Fait important, la Loi sur l’eau saine a été l’une des lois adoptées par l’Assemblée législative de l’Ontario en réponse aux recommandations du juge O’Connor et vise à prévenir la répétition de la tragédie de Walkerton ailleurs dans la province. Par conséquent, nous concluons que la tentative du projet de loi 66 de restreindre l’application de la Loi sur l’eau saine ne constitue pas une bonne politique publique et doit être immédiatement retirée par le gouvernement de l’Ontario.

L’ACDE est extrêmement déçue de constater que le gouvernement actuel de l’Ontario ne tient pas compte des leçons tirées de la tragédie de Walkerton. Nous prévoyons donc travailler en étroite collaboration avec nos collègues des domaines de l’environnement, de la santé publique et de la justice sociale pour nous opposer vigoureusement au projet de loi 66 lorsque l’Assemblée législative reprendra ses travaux en février 2019.
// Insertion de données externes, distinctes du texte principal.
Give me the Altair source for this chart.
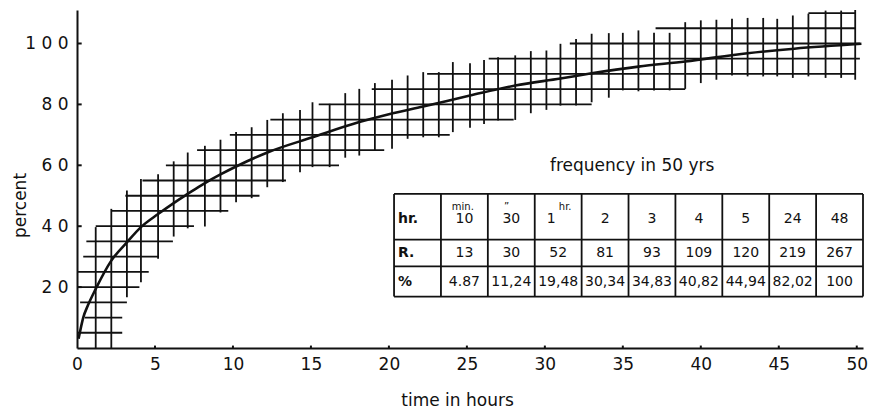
import altair as alt
import pandas as pd

FONT = "DejaVu Sans"
INK = "#111111"

# ---- main curve (time in hours, percent) ----
curve_x = [0.1, 0.4, 0.7, 1.2, 2.2, 3.2, 4.1, 5.2, 6.2, 7.1, 8.15, 9.2, 10.2, 12.25,
           15.1, 18.1, 20.0, 22.2, 25.2, 28.1, 31.0, 33.0, 36.0, 39.0, 43.0, 46.0, 50.3]
curve_y = [3.0, 10.0, 14.0, 19.4, 28.7, 34.7, 39.7, 44.0, 47.6, 50.6, 54.0, 57.0, 59.6, 64.3,
           69.2, 74.2, 76.8, 79.3, 82.9, 86.2, 88.5, 90.2, 92.4, 94.1, 96.8, 98.3, 99.9]

# ---- hatched band: vertical strokes (hour, low %, high %) ----
v_x = [1.2, 2.2, 3.2, 4.1, 5.2, 6.2, 7.1, 8.2, 9.2, 10.2, 11.2, 12.2, 13.2, 14.3, 15.1,
       16.2, 17.2, 18.1, 19.1, 20.2, 21.2, 22.2, 23.2, 24.1, 25.2, 26.1, 27.0, 28.1, 29.1,
       30.1, 31.0, 32.0, 33.0, 34.1, 35.0, 36.0, 37.0, 38.0, 39.0, 40.0, 41.0, 42.0, 43.0,
       44.0, 44.9, 45.9, 46.9, 48.0, 49.0, 49.9]
v_lo = [0, 0, 16.7, 21.6, 29.3, 36.6, 39.3, 39.9, 44.5, 47.9, 49.2, 52.8, 54.5, 57.7, 59.4,
        59.4, 62.5, 63.2, 64.9, 65.4, 68.7, 69.2, 69.2, 70.9, 72.3, 73.6, 74.7, 74.9, 77.1,
        78.2, 79.6, 79.6, 80.7, 82.2, 84.6, 84.3, 84.6, 84.6, 85.1, 87.0, 88.1, 89.5, 89.2,
        89.2, 89.2, 88.7, 89.2, 88.7, 88.7, 88.1]
v_hi = [39.7, 45.7, 51.7, 55.5, 57.1, 61.3, 64.2, 66.4, 68.4, 70.9, 72.5, 74.9, 77.1, 78.2,
        80.7, 80.2, 83.7, 85.1, 87.0, 88.1, 89.5, 90.6, 90.6, 93.9, 93.5, 94.6, 95.5, 96.1,
        97.5, 97.7, 99.9, 101.5, 103.2, 103.4, 103.5, 104.3, 103.5, 103.5, 107.0, 107.6,
        107.8, 108.1, 108.4, 108.4, 108.1, 109.2, 109.8, 110.8, 110.8, 111.0]

# ---- hatched band: horizontal strokes (percent, start hour, end hour) ----
h_y = [5, 10, 15, 20, 25, 30, 35, 40, 45, 50, 55, 60, 65, 70, 75, 80, 85, 90, 95, 100, 105, 110]
h_x0 = [0, 0.5, 0.2, 0, 0, 0.4, 0.6, 1.2, 2.2, 3.1, 4.2, 5.7, 7.7, 9.8, 12.4, 15.5, 18.9,
        22.45, 26.4, 31.6, 37.1, 46.9]
h_x1 = [2.9, 2.9, 3.2, 4.0, 4.6, 5.25, 6.15, 7.5, 9.7, 11.7, 13.4, 16.8, 19.7, 23.9, 28.0,
        33.0, 39.0, 49.9, 50.2, 50.2, 49.9, 49.9]

# ---- inset table ----
tbl_head = ["hr.", "10", "30", "1", "2", "3", "4", "5", "24", "48"]
tbl_R = ["R.", "13", "30", "52", "81", "93", "109", "120", "219", "267"]
tbl_pct = ["%", "4.87", "11,24", "19,48", "30,34", "34,83", "40,82", "44,94", "82,02", "100"]
tbl_sup = ["min.", "\u201d", "hr."]

x_ticks = [0, 5, 10, 15, 20, 25, 30, 35, 40, 45, 50]
y_ticks = [20, 40, 60, 80, 100]

# ---- layout constants (in data units) ----
TX0, CW = 20.33, 3.007
ROW_EDGES = [50.6, 35.6, 26.8, 16.9]
Y_HEAD, Y_SUP, Y_R, Y_PCT = 42.2, 46.4, 31.2, 21.8

xs = alt.Scale(domain=[0, 50.4], nice=False, zero=False)
ys = alt.Scale(domain=[0, 111], nice=False, zero=False)

ax_x = alt.Axis(values=x_ticks, title="time  in   hours", labelFont=FONT, labelFontSize=17,
                labelColor=INK, labelPadding=8, ticks=False, tickSize=0, domainColor=INK,
                domainWidth=2, grid=False, labelFlush=False, labelOverlap=False,
                titleFont=FONT, titleFontSize=17, titleFontWeight="normal", titleColor=INK,
                titleX=380, titleY=52, titleBaseline="middle")
ax_y = alt.Axis(values=y_ticks, title="percent", labelFont=FONT, labelFontSize=17,
                labelColor=INK, labelPadding=9, ticks=False, tickSize=0, domainColor=INK,
                domainWidth=2, grid=False, labelFlush=False, labelOverlap=False,
                labelExpr="join(split(datum.label, ''), ' ')",
                titleFont=FONT, titleFontSize=17, titleFontWeight="normal", titleColor=INK,
                titleX=-57, titleY=195, titleBaseline="middle")


def X(f):
    return alt.X(f, type="quantitative", scale=xs, axis=ax_x)


def Y(f):
    return alt.Y(f, type="quantitative", scale=ys, axis=ax_y)


vdf = pd.DataFrame({"x": v_x, "lo": v_lo, "hi": v_hi})
hdf = pd.DataFrame({"y": h_y, "x0": h_x0, "x1": h_x1})
cdf = pd.DataFrame({"x": curve_x, "y": curve_y})

vert = alt.Chart(vdf).mark_rule(color=INK, strokeWidth=1.8).encode(
    x=X("x"), y=Y("lo"), y2="hi")
horiz = alt.Chart(hdf).mark_rule(color=INK, strokeWidth=1.8).encode(
    y=Y("y"), x=X("x0"), x2="x1")
curve = alt.Chart(cdf).mark_line(color=INK, strokeWidth=2.6, interpolate="monotone").encode(
    x=X("x"), y=Y("y"))

# axis tick marks (inward)
ytk = alt.Chart(pd.DataFrame({"y": y_ticks})).mark_rule(color=INK, strokeWidth=2).encode(
    y=Y("y"), x=alt.datum(0, scale=xs), x2=alt.datum(0.3))
xtk = alt.Chart(pd.DataFrame({"x": x_ticks[1:]})).mark_rule(color=INK, strokeWidth=2).encode(
    x=X("x"), y=alt.datum(0, scale=ys), y2=alt.datum(0.8))

# table grid
tcols = pd.DataFrame({"x": [TX0 + i * CW for i in range(11)]})
trows = pd.DataFrame({"y": ROW_EDGES})
tv = alt.Chart(tcols).mark_rule(color=INK, strokeWidth=1.8).encode(
    x=X("x"), y=alt.datum(ROW_EDGES[-1], scale=ys), y2=alt.datum(ROW_EDGES[0]))
th = alt.Chart(trows).mark_rule(color=INK, strokeWidth=1.8).encode(
    y=Y("y"), x=alt.datum(TX0, scale=xs), x2=alt.datum(TX0 + 10 * CW))

# table text
rows = []
for i in range(1, 10):
    cx = TX0 + (i + 0.5) * CW
    hx = cx - 0.45 if i == 3 else cx
    rows.append({"x": hx, "y": Y_HEAD, "t": tbl_head[i]})
    rows.append({"x": cx, "y": Y_R, "t": tbl_R[i]})
    rows.append({"x": cx, "y": Y_PCT, "t": tbl_pct[i]})
tdf = pd.DataFrame(rows)
ttext = alt.Chart(tdf).mark_text(font=FONT, fontSize=14, color=INK, align="center",
                                 baseline="middle").encode(x=X("x"), y=Y("y"), text="t:N")

ldf = pd.DataFrame({"x": [TX0 + 0.25] * 3, "y": [Y_HEAD, Y_R, Y_PCT],
                    "t": [tbl_head[0], tbl_R[0], tbl_pct[0]]})
ltext = alt.Chart(ldf).mark_text(font=FONT, fontSize=14, color=INK, align="left",
                                 baseline="middle", fontWeight="bold").encode(
    x=X("x"), y=Y("y"), text="t:N")

sdf = pd.DataFrame({"x": [TX0 + 1.5 * CW - 0.1, TX0 + 2.5 * CW - 0.3, TX0 + 3.5 * CW + 0.45],
                    "y": [Y_SUP, Y_SUP, Y_SUP], "t": tbl_sup})
stext = alt.Chart(sdf).mark_text(font=FONT, fontSize=10, color=INK, align="center",
                                 baseline="middle").encode(x=X("x"), y=Y("y"), text="t:N")

freq = alt.Chart(pd.DataFrame({"x": [35.6], "y": [59.9], "t": ["frequency  in   50  yrs"]})).mark_text(
    font=FONT, fontSize=17, color=INK, align="center", baseline="middle").encode(
    x=X("x"), y=Y("y"), text="t:N")

chart = alt.layer(vert, horiz, curve, ytk, xtk, tv, th, ttext, ltext, stext, freq).properties(
    width=786, height=338,
    padding={"left": 77, "top": 10, "right": 11, "bottom": 66},
    autosize=alt.AutoSizeParams(type="none"),
    background="white",
).configure_view(stroke=None)

chart.save("out.html", embed_options={"renderer": "svg", "actions": False})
Compte tenu de l’adoption du projet de loi 57 visant à éliminer l’indépendance du commissaire à l’environnement et du dépôt du projet de loi 66, la journée d’hier a été l’une des pires journées pour le droit environnemental ontarien depuis des décennies. De plus, le projet de loi 66 constitue une attaque sans précédent et inacceptable envers les dispositions législatives qui protègent actuellement la qualité de l’environnement et la santé et la sécurité publiques partout en Ontario.